Monday, July 28, 2008

And...I'm Out.

We have all had times in our lives when we desperately wanted to be close to those who really epitomized glamour and social know how. In middle school it was wanting to emulate the girls who broke the dress code, the ones who played spin the bottle and seven minutes in heaven with acne faced and sweaty palmed pre pubescent boys. The same girls who would deny you the time of day unless you had something truly fabulous to offer, or played with you out of boredom and monotony. An abrupt desire to makeover the dork would whip the "populars" into a frenzy, but there was by no means a guarantee of staying power in the group so exclusive, it was not allowed to grow past a membership of five or six.

In the world of Entertainment and Talent Agencies, the people you feel the need to be close to are replicas of the uniformed girls but all grown up, and in my particular office, grown up men in suits and swanky linen. Yet the desire to be liked by one of these psuedo human's is juxtaposed by the constant desire to throw them out of the window's of their loft offices in the bustling meat packing district when they lambaste you for using the wrong paper stock when composing a letter.

The most interesting thing about the people who meticulously obsess over details unrecognized by the average individual is the fact that they are all but composed as people.

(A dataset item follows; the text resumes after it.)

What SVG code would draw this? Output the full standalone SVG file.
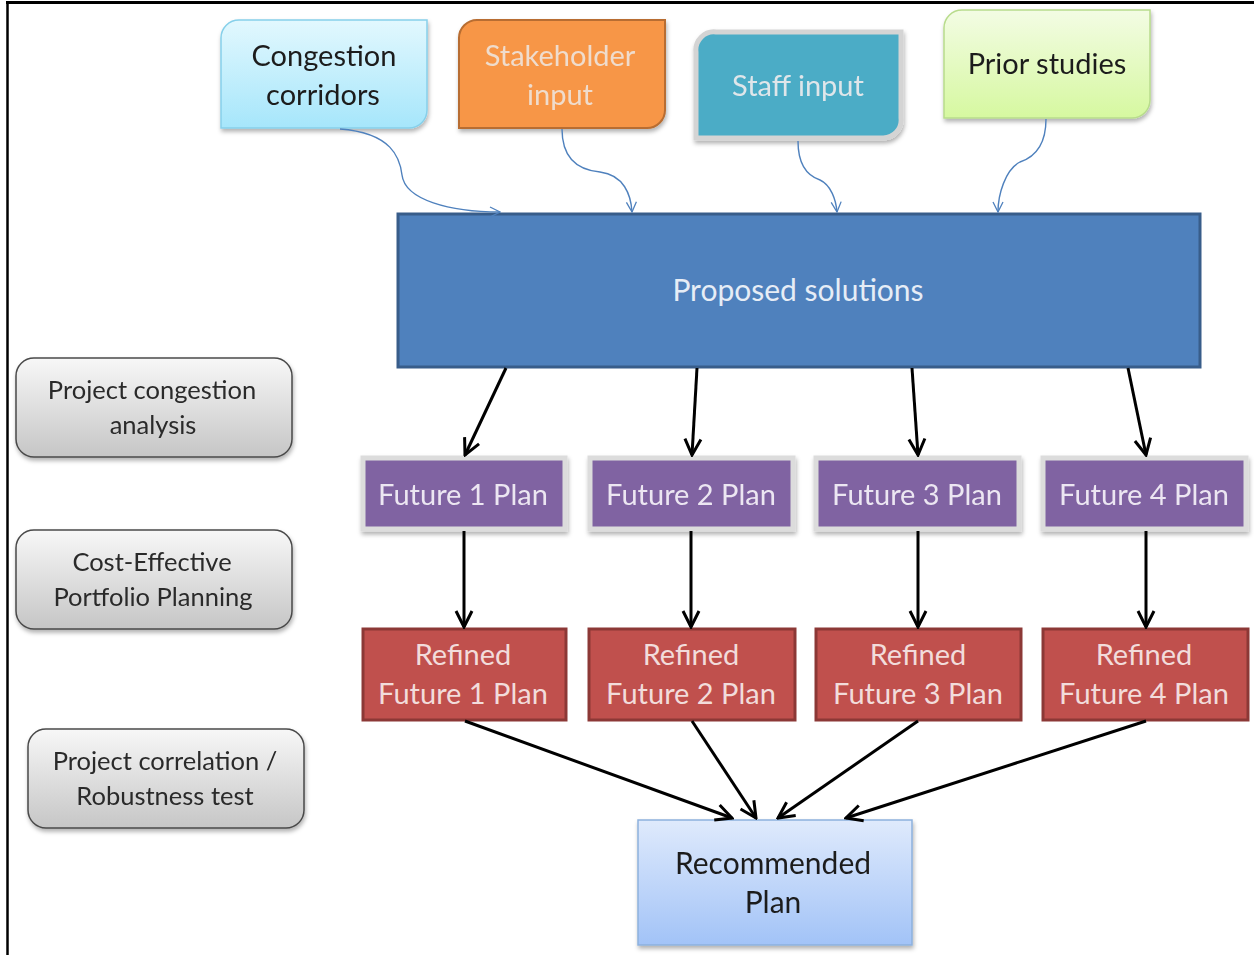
<svg xmlns="http://www.w3.org/2000/svg" width="1254" height="955" viewBox="0 0 1254 955">
<defs>
<linearGradient id="gCyan" x1="0" y1="0" x2="0" y2="1"><stop offset="0" stop-color="#e2f8fe"/><stop offset="1" stop-color="#a6e6fb"/></linearGradient>
<linearGradient id="gGreen" x1="0" y1="0" x2="0" y2="1"><stop offset="0" stop-color="#f3fce4"/><stop offset="1" stop-color="#d6f8a0"/></linearGradient>
<linearGradient id="gGray" x1="0" y1="0" x2="0" y2="1"><stop offset="0" stop-color="#f7f7f7"/><stop offset="1" stop-color="#c6c6c6"/></linearGradient>
<linearGradient id="gBlue" x1="0" y1="0" x2="0" y2="1"><stop offset="0" stop-color="#dfeafc"/><stop offset="1" stop-color="#a2c3f7"/></linearGradient>
<filter id="sh" x="-10%" y="-10%" width="125%" height="130%"><feDropShadow dx="1" dy="3" stdDeviation="2" flood-color="#000" flood-opacity="0.3"/></filter>
<marker id="ab" viewBox="0 0 12 12" refX="11" refY="6" markerWidth="12" markerHeight="12" markerUnits="userSpaceOnUse" orient="auto"><path d="M1,1 L11,6 L1,11" fill="none" stroke="#4f81bd" stroke-width="1.3"/></marker>
<marker id="ak" viewBox="0 0 20 20" refX="18" refY="10" markerWidth="20" markerHeight="20" markerUnits="userSpaceOnUse" orient="auto"><path d="M2,2 L18,10 L2,18" fill="none" stroke="#000" stroke-width="3"/></marker>
</defs>
<style>
text{font-family:Lato,"Open Sans","Liberation Sans",sans-serif;text-anchor:middle}
.t28{font-size:29px}
.t30{font-size:30px}
.dark{fill:#1e1e1e}
.gtext{fill:#2a2a2a;font-size:25.5px}
.gray{fill:url(#gGray);stroke:#4a4a4a;stroke-width:1.5}
.fut{fill:#8064a2;stroke:#dcdcdc;stroke-width:5}
.ref{fill:#c0504d;stroke:#8c3836;stroke-width:3}
.k{fill:none;stroke:#000;stroke-width:3;marker-end:url(#ak)}
.b{fill:none;stroke:#4f81bd;stroke-width:1.4;marker-end:url(#ab)}
</style>
<rect width="1254" height="955" fill="#fff"/>
<line x1="6" y1="2.5" x2="1254" y2="2.5" stroke="#000" stroke-width="3"/>
<line x1="7.5" y1="2" x2="7.5" y2="955" stroke="#000" stroke-width="2.5"/>

<g id="congestion-corridors" filter="url(#sh)">
<path d="M239,20 H427 V110 A18,18 0 0 1 409,128 H221 V38 A18,18 0 0 1 239,20 Z" fill="url(#gCyan)" stroke="#86d0ea" stroke-width="1.5"/>
<text class="t28 dark" x="324" y="66">Congestion</text>
<text class="t28 dark" x="323" y="105">corridors</text>
</g>
<g id="stakeholder-input" filter="url(#sh)">
<path d="M477,20 H665 V110 A18,18 0 0 1 647,128 H459 V38 A18,18 0 0 1 477,20 Z" fill="#f79646" stroke="#b86d30" stroke-width="2"/>
<text class="t28" fill="#efdccd" x="560" y="66">Stakeholder</text>
<text class="t28" fill="#efdccd" x="560" y="105">input</text>
</g>
<g id="staff-input" filter="url(#sh)">
<path d="M716,32 H901 V118 A18,18 0 0 1 883,138 H696 V52 A18,18 0 0 1 716,32 Z" fill="#4bacc6" stroke="#d4d4d4" stroke-width="5"/>
<text class="t28" fill="#dfe6ea" x="798" y="96">Staff input</text>
</g>
<g id="prior-studies" filter="url(#sh)">
<path d="M962,10 H1150 V100 A18,18 0 0 1 1132,118 H944 V28 A18,18 0 0 1 962,10 Z" fill="url(#gGreen)" stroke="#b8dc8c" stroke-width="1.5"/>
<text class="t28 dark" x="1047" y="74">Prior studies</text>
</g>

<g id="proposed-solutions">
<rect x="398" y="214" width="802" height="153" fill="#4f81bd" stroke="#385d8a" stroke-width="3"/>
<text class="t30" fill="#e6edf6" x="798" y="301">Proposed solutions</text>
</g>

<g id="project-congestion-analysis" filter="url(#sh)">
<rect class="gray" x="16" y="358" width="276" height="99" rx="18"/>
<text class="gtext" x="152" y="399">Project congestion</text>
<text class="gtext" x="153" y="434">analysis</text>
</g>
<g id="cost-effective-portfolio" filter="url(#sh)">
<rect class="gray" x="16" y="530" width="276" height="99" rx="18"/>
<text class="gtext" x="152" y="571">Cost-Effective</text>
<text class="gtext" x="153" y="606">Portfolio Planning</text>
</g>
<g id="project-correlation" filter="url(#sh)">
<rect class="gray" x="28" y="729" width="276" height="99" rx="18"/>
<text class="gtext" x="165" y="770">Project correlation /</text>
<text class="gtext" x="165" y="805">Robustness test</text>
</g>

<g id="future-1" filter="url(#sh)"><rect class="fut" x="363" y="458" width="202" height="71"/><text class="t28" fill="#ece6f2" x="463" y="505">Future 1 Plan</text></g>
<g id="future-2" filter="url(#sh)"><rect class="fut" x="590" y="458" width="203" height="71"/><text class="t28" fill="#ece6f2" x="691" y="505">Future 2 Plan</text></g>
<g id="future-3" filter="url(#sh)"><rect class="fut" x="816" y="458" width="203" height="71"/><text class="t28" fill="#ece6f2" x="917" y="505">Future 3 Plan</text></g>
<g id="future-4" filter="url(#sh)"><rect class="fut" x="1043" y="458" width="203" height="71"/><text class="t28" fill="#ece6f2" x="1144" y="505">Future 4 Plan</text></g>

<g id="refined-1"><rect class="ref" x="363" y="629" width="203" height="91"/><text class="t28" fill="#f2dcdb" x="463" y="665">Refined</text><text class="t28" fill="#f2dcdb" x="463" y="704">Future 1 Plan</text></g>
<g id="refined-2"><rect class="ref" x="589" y="629" width="206" height="91"/><text class="t28" fill="#f2dcdb" x="691" y="665">Refined</text><text class="t28" fill="#f2dcdb" x="691" y="704">Future 2 Plan</text></g>
<g id="refined-3"><rect class="ref" x="816" y="629" width="205" height="91"/><text class="t28" fill="#f2dcdb" x="918" y="665">Refined</text><text class="t28" fill="#f2dcdb" x="918" y="704">Future 3 Plan</text></g>
<g id="refined-4"><rect class="ref" x="1043" y="629" width="205" height="91"/><text class="t28" fill="#f2dcdb" x="1144" y="665">Refined</text><text class="t28" fill="#f2dcdb" x="1144" y="704">Future 4 Plan</text></g>

<g id="recommended-plan" filter="url(#sh)">
<rect x="638" y="820" width="274" height="125" fill="url(#gBlue)" stroke="#8db1dd" stroke-width="1.5"/>
<text class="t30 dark" x="773" y="874">Recommended</text>
<text class="t30 dark" x="773" y="913">Plan</text>
</g>

<g id="connectors">
<path class="b" d="M340,129 C392,133 400,158 402,175 C405,200 450,212 500,212"/>
<path class="b" d="M562,129 C562,158 578,170 600,172 C624,175 631,195 632,212"/>
<path class="b" d="M798,141 C798,165 808,176 820,180 C831,185 836,200 837,212"/>
<path class="b" d="M1046,119 C1046,148 1032,158 1020,162 C1005,170 998,195 998,212"/>
<path class="k" d="M506,368 L465,455"/>
<path class="k" d="M697,368 L692,455"/>
<path class="k" d="M912,368 L918,455"/>
<path class="k" d="M1128,368 L1146,455"/>
<path class="k" d="M464,531 L464,627"/>
<path class="k" d="M691,531 L691,627"/>
<path class="k" d="M918,531 L918,627"/>
<path class="k" d="M1146,531 L1146,627"/>
<path class="k" d="M465,721 L732,818"/>
<path class="k" d="M692,721 L756,818"/>
<path class="k" d="M918,721 L778,818"/>
<path class="k" d="M1146,721 L846,818"/>
</g>
</svg>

The messes that I deal with on a regular basis have a proclivity of having control, which I have learned allows them to compensate for the sadness and isolation most of them truly internalize.

It's interesting as well as frustrating to witness a social popular crowd manifest in an office. The forty year old CEO's allowing their place of business to be run synonymously with high school mores.

As I sat at the front desk of my Talent Brand Management company fielding calls, composing proposals, and alternating between celebrity blogs and the Times online, I was re introduced to the feeling of being an outsider. Working in an office of inflated male egos and misogyny lent themselves to the environment that was subsequently created. The feeling of being reduced to the size of a pinkie finger when menial tasks were required of the only two females in the office became regular occurrences behind closed doors.

I always ponder to myself whether abandoning a situation that caused such trauma to my self worth and confidence was the right decision. Yet as each day of the remaining two week period of my employment dwindle down, and the feelings persist to no avail, I find comfort in the fact that there are industries that don't demand a hazing period in order to "break in" or succeed.

Perhaps I did give up prematurely, but I like to think that I may just see through the perfection of the pristine desks, glossy art books, and precocious technology that exist in the world I no longer want to be a part of. The fact that I desire to utilize any part of my brain in an industry that would appreciate it makes the fight in me stronger.